= Ross Daniels =

Australian actor

Ross Daniels is an Australian actor and comedian.

==Career==

Daniels has guest starred in various Australian TV dramas including City Homicide, Stingers, Blue Heelers, Something in the Air and Janus. He played alongside Bud Tingwell in the award-winning episode of the children's show Round the Twist titled The Tears of Innocence.
In feature films he played Dave in The Hard Word (2002) and Ferret in Guru Wayne (2002).

In the 1990s he was a high-profile standup comic, frequently headlining at iconic Melbourne venue The Last Laugh and The Comedy Store, Sydney. During this same period Daniels was a regular guest on television shows such as Tonight Live with Steve Vizard as well as resident comedian on Midday with Ray Martin.
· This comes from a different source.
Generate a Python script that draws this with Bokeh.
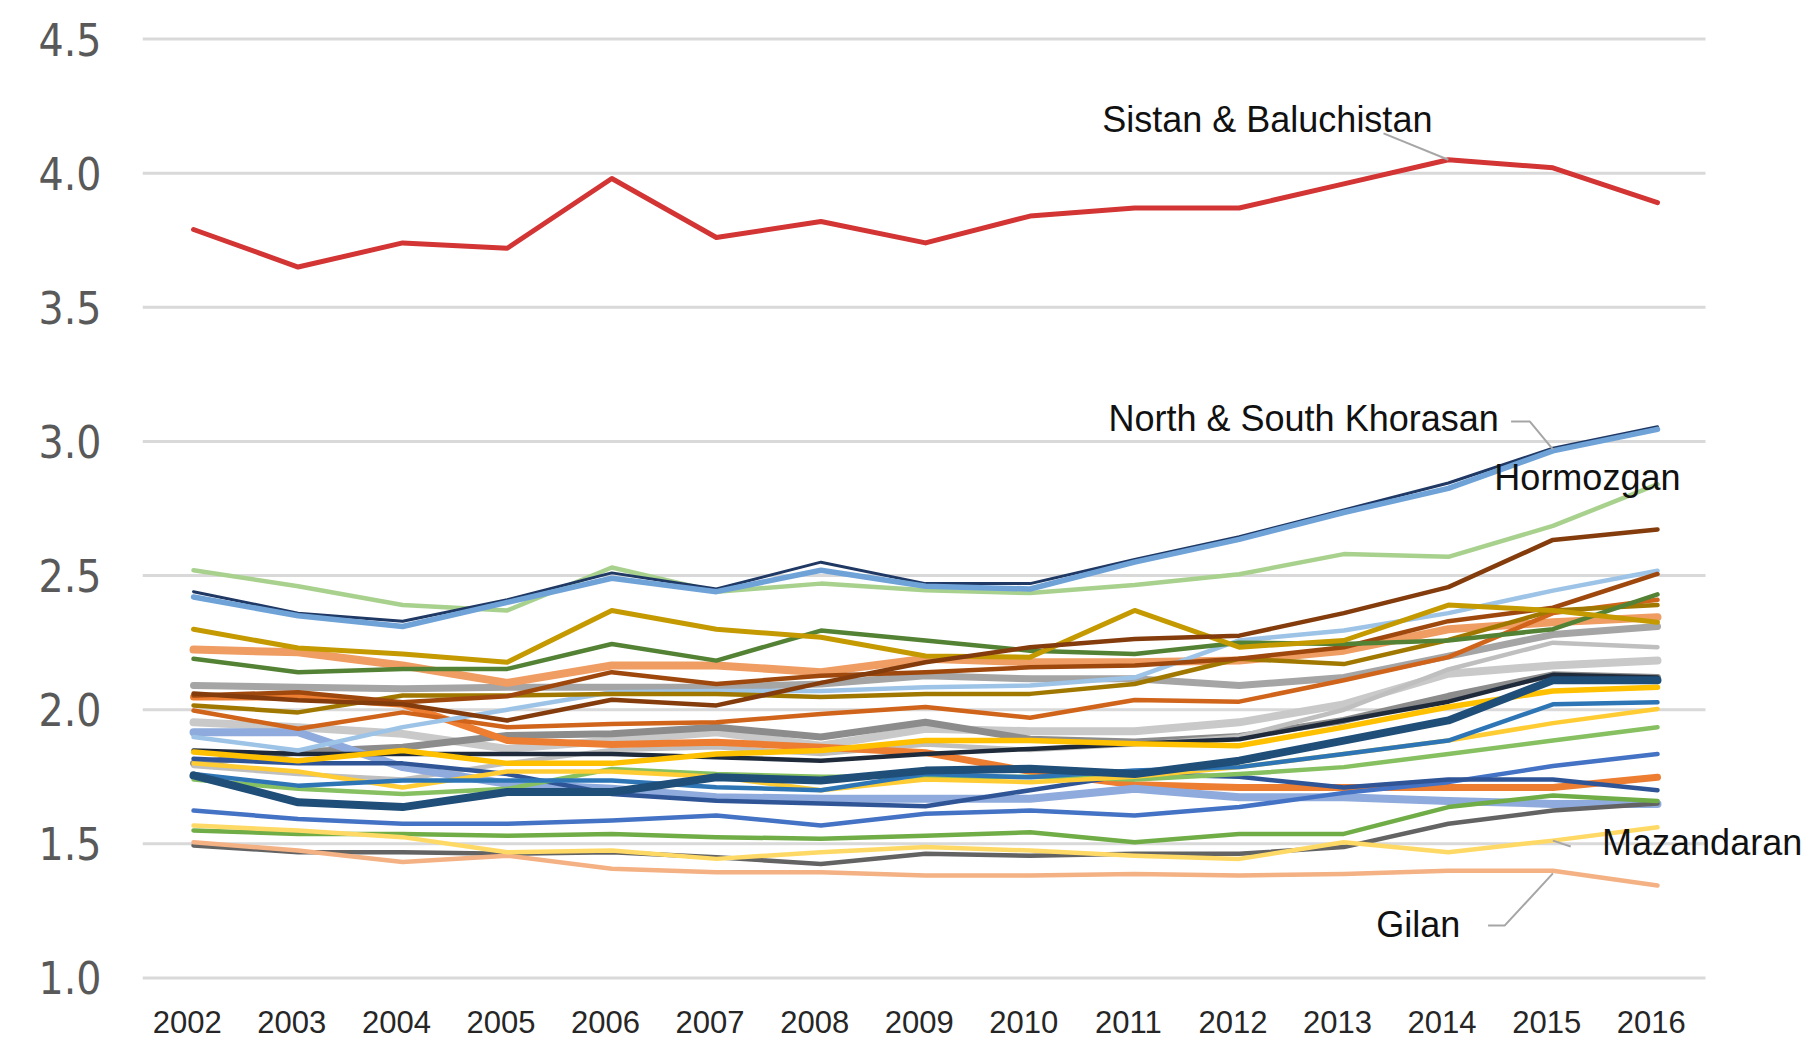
from bokeh.plotting import figure
from bokeh.models import FixedTicker, Label, Range1d
from bokeh.embed import file_html
from bokeh.resources import INLINE

# ---------------- data ----------------
years = list(range(2002, 2017))
y_ticks = [1.0, 1.5, 2.0, 2.5, 3.0, 3.5, 4.0, 4.5]
y_tick_labels = ["1.0", "1.5", "2.0", "2.5", "3.0", "3.5", "4.0", "4.5"]
year_labels = [str(y) for y in years]

sistan_baluchistan = [3.79, 3.65, 3.74, 3.72, 3.98, 3.76, 3.82, 3.74, 3.84, 3.87, 3.87, 3.96, 4.05, 4.02, 3.89]
north_khorasan = [2.44, 2.36, 2.33, 2.41, 2.51, 2.45, 2.55, 2.47, 2.47, 2.56, 2.645, 2.745, 2.845, 2.975, 3.055]
south_khorasan = [2.42, 2.35, 2.31, 2.40, 2.49, 2.44, 2.52, 2.46, 2.45, 2.55, 2.635, 2.735, 2.825, 2.965, 3.045]
hormozgan = [2.52, 2.46, 2.39, 2.37, 2.53, 2.44, 2.47, 2.445, 2.435, 2.465, 2.505, 2.58, 2.57, 2.685, 2.84]
prov_dark_brown = [2.06, 2.035, 2.02, 1.96, 2.037, 2.016, 2.10, 2.177, 2.233, 2.264, 2.276, 2.36, 2.457, 2.633, 2.672]
prov_brown = [2.053, 2.065, 2.028, 2.05, 2.14, 2.096, 2.127, 2.14, 2.158, 2.165, 2.19, 2.233, 2.33, 2.38, 2.506]
prov_gold = [2.30, 2.23, 2.208, 2.177, 2.37, 2.30, 2.27, 2.20, 2.196, 2.37, 2.233, 2.258, 2.39, 2.37, 2.326]
prov_light_orange = [2.224, 2.214, 2.165, 2.10, 2.165, 2.165, 2.14, 2.19, 2.177, 2.177, 2.183, 2.22, 2.30, 2.326, 2.345]
prov_green = [2.19, 2.14, 2.152, 2.152, 2.245, 2.183, 2.295, 2.258, 2.22, 2.208, 2.25, 2.245, 2.258, 2.30, 2.43]
prov_gray = [2.09, 2.084, 2.078, 2.084, 2.084, 2.084, 2.096, 2.127, 2.115, 2.115, 2.09, 2.12, 2.20, 2.28, 2.31]
prov_olive = [2.016, 1.99, 2.053, 2.053, 2.059, 2.059, 2.047, 2.059, 2.059, 2.096, 2.19, 2.17, 2.26, 2.37, 2.39]
prov_light_blue = [1.898, 1.848, 1.935, 2.0, 2.065, 2.07, 2.07, 2.084, 2.09, 2.12, 2.258, 2.295, 2.36, 2.444, 2.518]
prov_dark_orange = [1.997, 1.929, 1.99, 1.935, 1.947, 1.953, 1.984, 2.01, 1.97, 2.036, 2.03, 2.11, 2.196, 2.36, 2.41]
prov_orange = [2.047, 2.047, 2.02, 1.885, 1.87, 1.879, 1.86, 1.84, 1.77, 1.72, 1.71, 1.71, 1.71, 1.71, 1.748]
prov_light_gray = [1.953, 1.935, 1.91, 1.854, 1.885, 1.916, 1.866, 1.929, 1.92, 1.92, 1.953, 2.02, 2.134, 2.165, 2.183]
prov_mid_gray = [1.80, 1.842, 1.86, 1.904, 1.91, 1.935, 1.898, 1.953, 1.89, 1.88, 1.90, 1.96, 2.05, 2.13, 2.12]
prov_silver = [1.79, 1.76, 1.74, 1.80, 1.85, 1.86, 1.835, 1.87, 1.85, 1.87, 1.90, 2.0, 2.15, 2.25, 2.233]
prov_black = [1.848, 1.835, 1.835, 1.835, 1.835, 1.823, 1.81, 1.835, 1.854, 1.873, 1.89, 1.96, 2.03, 2.13, 2.12]
prov_amber = [1.842, 1.81, 1.848, 1.80, 1.80, 1.835, 1.848, 1.885, 1.885, 1.873, 1.866, 1.935, 2.01, 2.07, 2.084]
prov_yellow = [1.80, 1.77, 1.71, 1.77, 1.77, 1.75, 1.70, 1.74, 1.73, 1.75, 1.786, 1.835, 1.885, 1.95, 2.003]
prov_navy = [1.755, 1.655, 1.637, 1.693, 1.693, 1.748, 1.736, 1.773, 1.78, 1.76, 1.81, 1.885, 1.96, 2.11, 2.11]
prov_blue = [1.76, 1.717, 1.736, 1.736, 1.736, 1.711, 1.70, 1.76, 1.748, 1.773, 1.786, 1.835, 1.885, 2.02, 2.028]
prov_spring_green = [1.74, 1.705, 1.686, 1.705, 1.779, 1.76, 1.75, 1.75, 1.75, 1.74, 1.76, 1.786, 1.835, 1.885, 1.935]
prov_periwinkle = [1.916, 1.916, 1.786, 1.724, 1.705, 1.674, 1.668, 1.668, 1.668, 1.705, 1.674, 1.674, 1.66, 1.649, 1.649]
prov_royal_blue = [1.817, 1.80, 1.80, 1.76, 1.686, 1.661, 1.65, 1.64, 1.70, 1.76, 1.75, 1.71, 1.74, 1.74, 1.70]
prov_cobalt = [1.624, 1.593, 1.575, 1.575, 1.587, 1.606, 1.568, 1.612, 1.624, 1.606, 1.637, 1.69, 1.73, 1.79, 1.835]
prov_leaf_green = [1.55, 1.537, 1.537, 1.53, 1.537, 1.525, 1.519, 1.53, 1.543, 1.506, 1.537, 1.537, 1.637, 1.68, 1.66]
mazandaran = [1.568, 1.55, 1.525, 1.469, 1.475, 1.444, 1.469, 1.488, 1.475, 1.456, 1.444, 1.506, 1.469, 1.512, 1.562]
prov_dark_gray = [1.494, 1.469, 1.469, 1.463, 1.469, 1.45, 1.425, 1.463, 1.456, 1.463, 1.463, 1.488, 1.575, 1.624, 1.65]
gilan = [1.506, 1.475, 1.432, 1.456, 1.407, 1.394, 1.394, 1.382, 1.382, 1.388, 1.382, 1.388, 1.40, 1.40, 1.345]

# (values, colour, width) in drawing order
series = [
    (prov_light_gray, "#c9c9c9", 8),
    (prov_mid_gray, "#8c8c8c", 7),
    (prov_gray, "#a5a5a5", 7),
    (prov_silver, "#bfbfbf", 4.5),
    (prov_light_orange, "#f09d63", 8),
    (prov_orange, "#ed7d31", 7),
    (prov_periwinkle, "#8faadc", 8),
    (prov_dark_gray, "#636363", 4.5),
    (gilan, "#f4b183", 4.5),
    (prov_leaf_green, "#70ad47", 4.5),
    (mazandaran, "#ffd966", 4.5),
    (prov_cobalt, "#4472c4", 4.5),
    (prov_royal_blue, "#2f5597", 4.5),
    (prov_spring_green, "#86c060", 4.5),
    (prov_yellow, "#ffcc33", 4.5),
    (prov_blue, "#2e75b6", 4.5),
    (prov_black, "#1f2b3b", 4.5),
    (prov_amber, "#ffc000", 5.5),
    (prov_navy, "#1f4e79", 8),
    (prov_dark_orange, "#d0641a", 4.5),
    (prov_light_blue, "#9dc3e6", 4.5),
    (prov_olive, "#a07800", 4.5),
    (prov_brown, "#9e480e", 4.5),
    (prov_green, "#548235", 4.5),
    (prov_gold, "#c49a00", 5),
    (prov_dark_brown, "#843c0c", 4.5),
    (hormozgan, "#a9d18e", 4.5),
    (north_khorasan, "#1f3864", 3),
    (south_khorasan, "#6fa3d8", 5.5),
    (sistan_baluchistan, "#d33434", 5),
]

# annotation texts, anchored in data coordinates (left, baseline)
ann_texts = ["Sistan & Baluchistan", "North & South Khorasan", "Hormozgan", "Mazandaran", "Gilan"]
ann_x = [2010.69, 2010.75, 2014.44, 2015.47, 2013.31]
ann_y = [4.200, 3.085, 2.865, 1.505, 1.199]

leader_sistan_x = [2013.38, 2014.0]
leader_sistan_y = [4.148, 4.05]
leader_khorasan_x = [2014.60, 2014.78, 2015.0]
leader_khorasan_y = [3.074, 3.074, 2.97]
leader_mazandaran_x = [2015.0, 2015.17]
leader_mazandaran_y = [1.512, 1.49]
leader_gilan_x = [2014.38, 2014.54, 2015.0]
leader_gilan_y = [1.196, 1.196, 1.39]

# extent of the horizontal gridlines (the plotting area of the original)
grid_x_start = 2001.512
grid_x_end = 2016.459
label_shift = 0.06   # the original's year labels sit slightly left of the points

# ---------------- figure ----------------
p = figure(
    width=1808, height=1050,
    x_range=Range1d(grid_x_start, 2017.425),
    y_range=Range1d(0.9683, 4.5317),
    output_backend="svg", toolbar_location=None,
    min_border_left=142, min_border_right=2,
    min_border_top=30, min_border_bottom=64,
)
p.outline_line_color = None
p.background_fill_color = "white"
p.border_fill_color = "white"
p.xgrid.grid_line_color = None
p.ygrid.grid_line_color = None

# horizontal gridlines limited to the original plotting area
p.segment(x0=[grid_x_start] * len(y_ticks), x1=[grid_x_end] * len(y_ticks),
          y0=y_ticks, y1=y_ticks, line_color="#d9d9d9", line_width=3)

p.yaxis.ticker = FixedTicker(ticks=y_ticks)
p.yaxis.major_label_overrides = {t: s for t, s in zip(y_ticks, y_tick_labels)}
p.yaxis.axis_line_color = None
p.yaxis.major_tick_line_color = None
p.yaxis.minor_tick_line_color = None
p.yaxis.major_tick_out = 0
p.yaxis.major_label_standoff = 41
p.yaxis.major_label_text_font = "Liberation Sans Narrow, DejaVu Sans Condensed, sans-serif"
p.yaxis.major_label_text_font_size = "44px"
p.yaxis.major_label_text_color = "#595959"

x_tick_pos = [round(y - label_shift, 2) for y in years]
p.xaxis.ticker = FixedTicker(ticks=x_tick_pos)
p.xaxis.major_label_overrides = {t: s for t, s in zip(x_tick_pos, year_labels)}
p.xaxis.axis_line_color = None
p.xaxis.major_tick_line_color = None
p.xaxis.minor_tick_line_color = None
p.xaxis.major_tick_out = 0
p.xaxis.major_label_standoff = 24
p.xaxis.major_label_text_font = "Liberation Sans"
p.xaxis.major_label_text_font_size = "31px"
p.xaxis.major_label_text_color = "#262626"

for vals, color, w in series:
    p.line(years, vals, line_color=color, line_width=w, line_join="round", line_cap="round")

for lx, ly in [(leader_sistan_x, leader_sistan_y), (leader_khorasan_x, leader_khorasan_y),
               (leader_mazandaran_x, leader_mazandaran_y), (leader_gilan_x, leader_gilan_y)]:
    p.line(lx, ly, line_color="#a6a6a6", line_width=2)

for t, x, y in zip(ann_texts, ann_x, ann_y):
    p.add_layout(Label(x=x, y=y, text=t, text_font="Liberation Sans", text_font_size="36px",
                       text_color="#111111", text_align="left", text_baseline="alphabetic"))

open("out.html", "w").write(file_html(p, INLINE))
He co-created and co-hosted Home and Hosed with Shane Bourne for The Comedy Channel in 1999. The series was a unique variety/sketch show filmed entirely at Daniels' home.
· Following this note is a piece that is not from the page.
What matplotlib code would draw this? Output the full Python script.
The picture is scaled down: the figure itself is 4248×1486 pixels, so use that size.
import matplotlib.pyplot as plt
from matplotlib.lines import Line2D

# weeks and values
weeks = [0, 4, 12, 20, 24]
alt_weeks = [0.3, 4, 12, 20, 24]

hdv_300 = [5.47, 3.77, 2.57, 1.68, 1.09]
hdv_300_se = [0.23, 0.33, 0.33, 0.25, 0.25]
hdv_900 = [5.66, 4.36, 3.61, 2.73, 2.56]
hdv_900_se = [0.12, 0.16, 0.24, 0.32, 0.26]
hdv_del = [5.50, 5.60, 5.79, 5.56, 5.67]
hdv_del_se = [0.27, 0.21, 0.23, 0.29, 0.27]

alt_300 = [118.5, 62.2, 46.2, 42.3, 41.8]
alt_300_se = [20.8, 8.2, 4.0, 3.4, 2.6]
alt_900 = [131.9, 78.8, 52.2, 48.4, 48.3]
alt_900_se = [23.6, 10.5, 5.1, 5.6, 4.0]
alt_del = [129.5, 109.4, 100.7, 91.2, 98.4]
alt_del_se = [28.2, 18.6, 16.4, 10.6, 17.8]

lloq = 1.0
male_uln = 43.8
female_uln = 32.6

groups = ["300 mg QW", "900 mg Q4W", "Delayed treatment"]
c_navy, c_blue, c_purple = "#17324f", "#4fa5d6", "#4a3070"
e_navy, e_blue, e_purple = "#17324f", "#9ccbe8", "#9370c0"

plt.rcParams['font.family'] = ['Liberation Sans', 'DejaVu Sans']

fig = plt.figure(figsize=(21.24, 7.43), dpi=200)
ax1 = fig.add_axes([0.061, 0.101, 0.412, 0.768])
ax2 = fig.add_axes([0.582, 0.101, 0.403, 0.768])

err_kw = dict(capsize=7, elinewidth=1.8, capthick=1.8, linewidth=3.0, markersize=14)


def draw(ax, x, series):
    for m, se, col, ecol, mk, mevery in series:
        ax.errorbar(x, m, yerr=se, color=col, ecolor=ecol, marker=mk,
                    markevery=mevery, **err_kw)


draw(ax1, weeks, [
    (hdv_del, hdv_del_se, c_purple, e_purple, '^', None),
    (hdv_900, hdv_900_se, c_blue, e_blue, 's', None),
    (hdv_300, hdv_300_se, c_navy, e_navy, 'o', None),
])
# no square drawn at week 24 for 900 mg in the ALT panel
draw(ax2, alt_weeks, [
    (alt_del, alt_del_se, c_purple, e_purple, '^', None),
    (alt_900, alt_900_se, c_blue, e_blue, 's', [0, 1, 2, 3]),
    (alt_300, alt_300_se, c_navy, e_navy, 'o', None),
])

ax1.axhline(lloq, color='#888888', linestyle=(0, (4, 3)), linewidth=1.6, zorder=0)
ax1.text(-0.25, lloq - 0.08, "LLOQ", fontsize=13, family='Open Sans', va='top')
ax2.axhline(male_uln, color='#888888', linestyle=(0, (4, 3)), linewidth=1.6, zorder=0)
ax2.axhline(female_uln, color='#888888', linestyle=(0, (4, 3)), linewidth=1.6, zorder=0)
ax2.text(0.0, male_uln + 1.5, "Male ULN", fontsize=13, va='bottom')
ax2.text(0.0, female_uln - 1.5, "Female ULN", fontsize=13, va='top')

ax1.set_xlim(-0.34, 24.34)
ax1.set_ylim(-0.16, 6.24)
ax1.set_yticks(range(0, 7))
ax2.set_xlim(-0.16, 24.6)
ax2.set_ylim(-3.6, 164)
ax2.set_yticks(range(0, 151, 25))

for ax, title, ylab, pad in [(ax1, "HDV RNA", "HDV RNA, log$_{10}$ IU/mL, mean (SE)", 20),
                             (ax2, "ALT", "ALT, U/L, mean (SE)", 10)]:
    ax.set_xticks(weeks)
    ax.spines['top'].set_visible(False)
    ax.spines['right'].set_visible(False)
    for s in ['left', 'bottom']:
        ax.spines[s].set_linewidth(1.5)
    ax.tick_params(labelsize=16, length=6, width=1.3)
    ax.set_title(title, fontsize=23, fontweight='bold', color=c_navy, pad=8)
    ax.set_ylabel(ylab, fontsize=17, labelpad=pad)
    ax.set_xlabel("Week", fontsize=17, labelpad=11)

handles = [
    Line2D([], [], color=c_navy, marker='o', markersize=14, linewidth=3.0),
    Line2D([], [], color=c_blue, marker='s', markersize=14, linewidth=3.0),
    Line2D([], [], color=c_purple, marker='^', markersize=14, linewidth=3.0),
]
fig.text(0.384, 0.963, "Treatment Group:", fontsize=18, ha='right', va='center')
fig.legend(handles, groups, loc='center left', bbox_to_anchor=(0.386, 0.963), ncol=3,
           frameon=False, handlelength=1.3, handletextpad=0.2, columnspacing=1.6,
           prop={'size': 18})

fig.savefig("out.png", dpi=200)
He has performed in several Melbourne International Comedy Festival shows including Control Freaks, The Scared Weird Little Guys 30 Minute Variety Hour, Cops on Heat 1&2 and The Linda Blair Witch Project. Although Daniels’ standup comedy appearances are rare, he is a notable comic improviser and was an original, core cast member of the musical stage show Spontaneous Broadway for over ten years.

Recently he returned to solo performing, including the one person show The Transposed Man, which was nominated for Best Comedy at Adelaide Fringe 2011.

He also works as a freelance writer and TV producer.